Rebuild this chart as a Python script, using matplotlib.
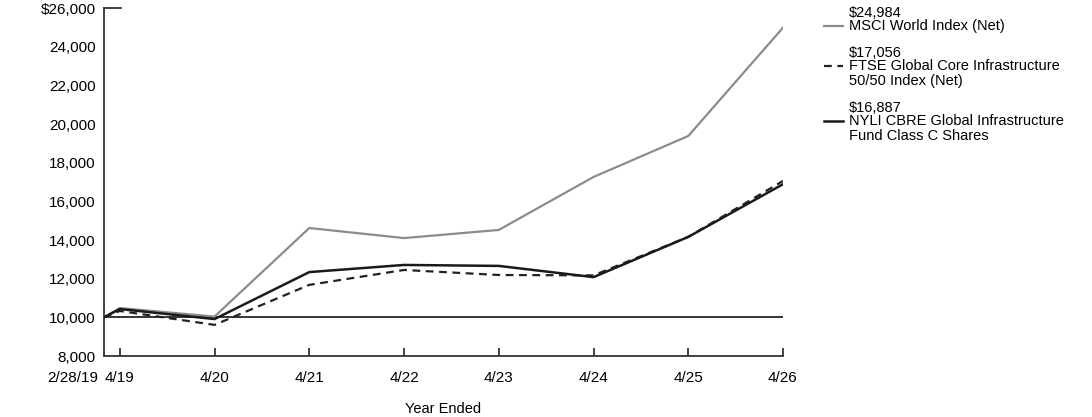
import matplotlib
matplotlib.use("Agg")
import matplotlib.pyplot as plt
import matplotlib.transforms as mtransforms

plt.rcParams['font.family'] = ['Liberation Sans', 'DejaVu Sans']

# Data (months since 2/28/19)
months = [0, 2, 14, 26, 38, 50, 62, 74, 86]
tick_labels = ['2/28/19', '4/19', '4/20', '4/21', '4/22', '4/23', '4/24', '4/25', '4/26']

msci = [10000, 10480, 10040, 14620, 14100, 14520, 17260, 19380, 24984]
ftse = [10000, 10330, 9610, 11680, 12450, 12190, 12170, 14160, 17056]
nyli = [10000, 10430, 9910, 12340, 12710, 12660, 12080, 14160, 16887]

series_names = ['MSCI World Index (Net)',
                'FTSE Global Core Infrastructure\n50/50 Index (Net)',
                'NYLI CBRE Global Infrastructure\nFund Class C Shares']
end_values = ['$24,984', '$17,056', '$16,887']

W, H = 1092, 417
fig = plt.figure(figsize=(W / 100, H / 100), dpi=100)
ax = fig.add_axes([104 / W, 1 - 356 / H, (783 - 104) / W, (356 - 8) / H])

# Reference line at 10,000
ax.axhline(10000, color='black', linewidth=1.1, zorder=1)

styles = [dict(color='#8c8c8c', linewidth=1.6, linestyle='-'),
          dict(color='#222222', linewidth=1.6, linestyle=(0, (3.5, 2.5))),
          dict(color='#1a1a1a', linewidth=1.8, linestyle='-')]

for vals, st, z in zip([msci, ftse, nyli], styles, [2, 3, 4]):
    ax.plot(months, vals, zorder=z, **st)

ax.set_xlim(0, 86)
ax.set_ylim(8000, 26000)
ax.set_xticks(months)
ax.set_xticklabels(tick_labels, fontsize=11)
ax.set_yticks(range(8000, 26001, 2000))
ax.set_yticklabels(['8,000', '10,000', '12,000', '14,000', '16,000', '18,000',
                    '20,000', '22,000', '24,000', '$26,000'], fontsize=11)

for s in ['top', 'right']:
    ax.spines[s].set_visible(False)
for s in ['left', 'bottom']:
    ax.spines[s].set_color('#333333')
    ax.spines[s].set_linewidth(1.3)

ax.tick_params(axis='y', length=0, pad=6)
ax.tick_params(axis='x', direction='in', length=6, width=1.3, color='#333333', pad=11)
ax.xaxis.get_major_ticks()[0].tick1line.set_visible(False)

# first x label sits left of the axis origin
first = ax.get_xticklabels()[0]
first.set_horizontalalignment('right')
first.set_transform(first.get_transform() +
                    mtransforms.ScaledTranslation(-6 / 100, 0, fig.dpi_scale_trans))

# short line at the top of the y axis
ax.axhline(26000, xmin=0, xmax=0.025, color='#333333', linewidth=1.3, clip_on=False)

ax.set_xlabel('Year Ended', fontsize=10.5, labelpad=12)

# Legend drawn as text blocks on the right
value_centers = [12.7, 52.7, 107.7]
for name, val, st, yc in zip(series_names, end_values, styles, value_centers):
    fig.text(849 / W, 1 - yc / H, val, fontsize=10.5, va='center', ha='left')
    y_first = yc + 13.3
    for i, ln in enumerate(name.split('\n')):
        fig.text(849 / W, 1 - (y_first + i * 15) / H, ln, fontsize=10.5,
                 va='center', ha='left')
    fig.add_artist(plt.Line2D([824 / W, 843 / W], [1 - y_first / H, 1 - y_first / H],
                              transform=fig.transFigure, **st))

fig.savefig('out.png', dpi=100)
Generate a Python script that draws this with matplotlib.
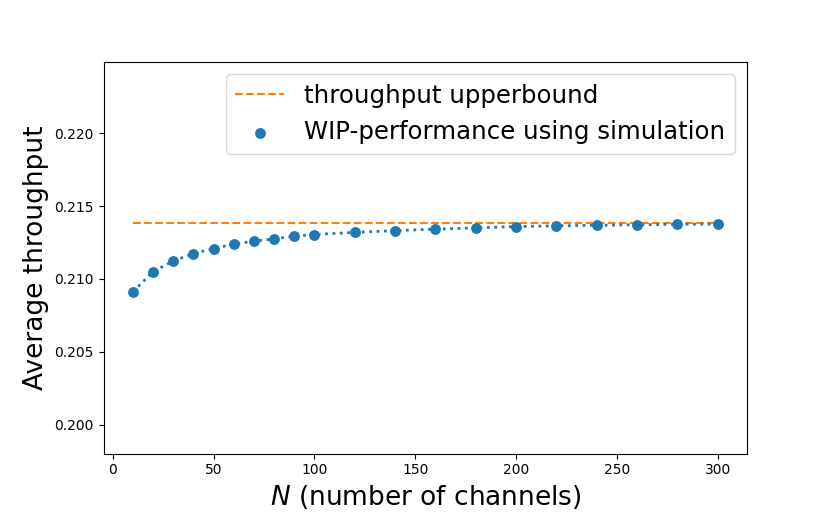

┄┄┄┄┄┄┄┄┄┄

The exercise: From the data above, copy each line that has the string "Python".

Answer to the problem:
Rebuild this chart as a Python script, using matplotlib.
Generate a Python script that draws this with matplotlib.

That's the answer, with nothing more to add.